L’auteur, Jean-Sébastien Fallu, est professeur agrégé à l’École de psychoéducation de l’Université de Montréal. Il réagit ici à la lettre de M. Frankie Bernèche intitulée «L’acceptabilité sociale du cannabis», publiée dans notre édition du 30 octobre dernier.
J’apprécie l’intention de faire évoluer le débat. À mes yeux, au-delà d’une déformation de mes propos et de la réalité, deux éléments se dégagent de cette lettre:
1) une remise en question des études sur lesquelles s’appuient mes interventions;
2) des estimations populationnelles, sans contextualisation, qui ne tiennent pas la route et qui nient l’expertise actuelle en santé publique au Québec, au Canada et à l’international.
D’abord, je n’ai jamais dit que l’acceptabilité sociale du cannabis devait se faire «sans réserve», mais au contraire, qu’il ne fallait pas banaliser ni glorifier son usage. Ensuite, au sujet de la plus grande toxicité de l’alcool, M. Bernèche répond «aucune» à la question «Quelles sont les études à long terme qui viennent valider cette position?», alors que la réponse est: «plusieurs». En effet, une littérature abondante sur le sujet existe. Voir particulièrement les travaux phares de David Nutt. M. Bernèche affirme ensuite que le cannabis est une «drogue […] nocive sur le plan de la santé». Soit, même si ce n’est pas si simple, mais c’est une substance largement consommée et la prohibition n’a non seulement pas empêché cet état de fait et son accessibilité, mais elle est aussi nocive, et ce, bien plus que le cannabis lui-même.

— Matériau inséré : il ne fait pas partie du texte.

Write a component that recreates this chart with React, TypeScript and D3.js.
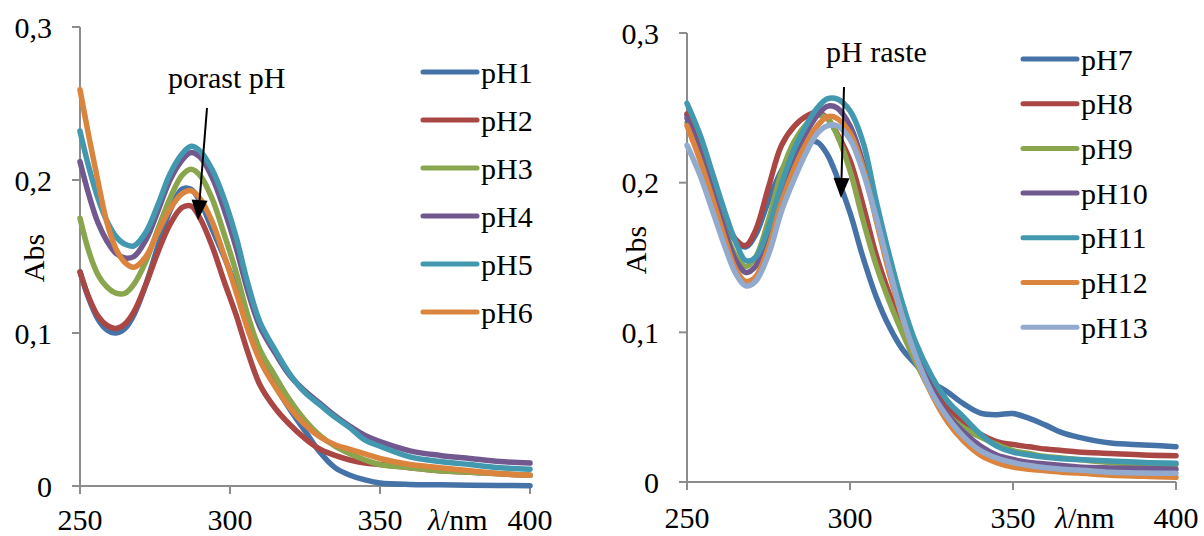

D’autre part, même si cela déborde mon propos et mon expertise, M. Bernèche affirme que la légalisation du cannabis et la Loi sur la protection de la jeunesse sont «conflictuelles» vu l’exposition éventuelle des enfants à la fumée secondaire du cannabis, qui constituerait une forme de négligence parentale. Suivant cette logique, il faudrait accuser de négligence les parents qui fument la cigarette. Pourtant, ce n’est pas la consommation de substances qui est déterminante pour évaluer le risque, mais bien les comportements des parents et les dispositions qu’ils prennent pour justement éviter de mettre le développement des enfants à risque de compromission.
L’auteur se présente comme compétent en méthodes de recherche. J’en conclus que ce qui lui manque, ce sont principalement des sources fiables et une vision synthétique. En voici quelques-unes: Le rapport des National Academies of Science, Engineering and Medicine et ceux de la Commission globale sur les politiques de drogue. Les mémoires de l’Institut national de santé publique du Québec, de la Direction régionale de santé publique de Montréal et de l’Institut universitaire sur les dépendances au sujet du projet de loi 157. Du côté scientifique, Drug policy and the public good de Babor et coll. (2010), Lower-risk cannabis use guidelines de Fischer et coll. (2017) ainsi que l’éditorial du British Medical Journal (2018), Drugs Should be Legalized, Regulated, and Taxed.
En prenant connaissance des études de qualité, M. Bernèche verrait que celles-ci ne montrent pas d’impacts sur le cerveau, mais les suggèrent. Il verrait aussi que la relation entre le cannabis et la santé mentale est éminemment complexe. Les statistiques qu’il nous présente ne renseignent d’ailleurs aucunement sur une présumée relation causale. Par exemple, le TDAH n’est pas conçu comme une conséquence de la consommation de cannabis, mais comme un facteur prédisposant à une consommation chronique. Aussi, le THC peut effectivement produire des symptômes anxieux, sans nécessairement déclencher un trouble anxieux, mais une automédication des symptômes ou d’un trouble d’anxiété est fréquente. Les récentes recensions et consensus d’experts montrent d’ailleurs que le cannabis serait très peu en cause dans le développement d’un trouble d’anxiété, sauf pour exacerber les symptômes d’un trouble déjà présent. La légalisation pourrait d’ailleurs être positive à cet égard en donnant accès à du cannabis à moins forte teneur en THC et contenant du CBD, de mieux en mieux connu pour ses propriétés anxiolytiques.
Comme l’auteur nous le rappelle, ce n’est pas le fait d’une intervention médiatique qui nous positionne comme expert, ce sont, entre autres, les études qui appuient nos interventions et la pertinence de nos arguments.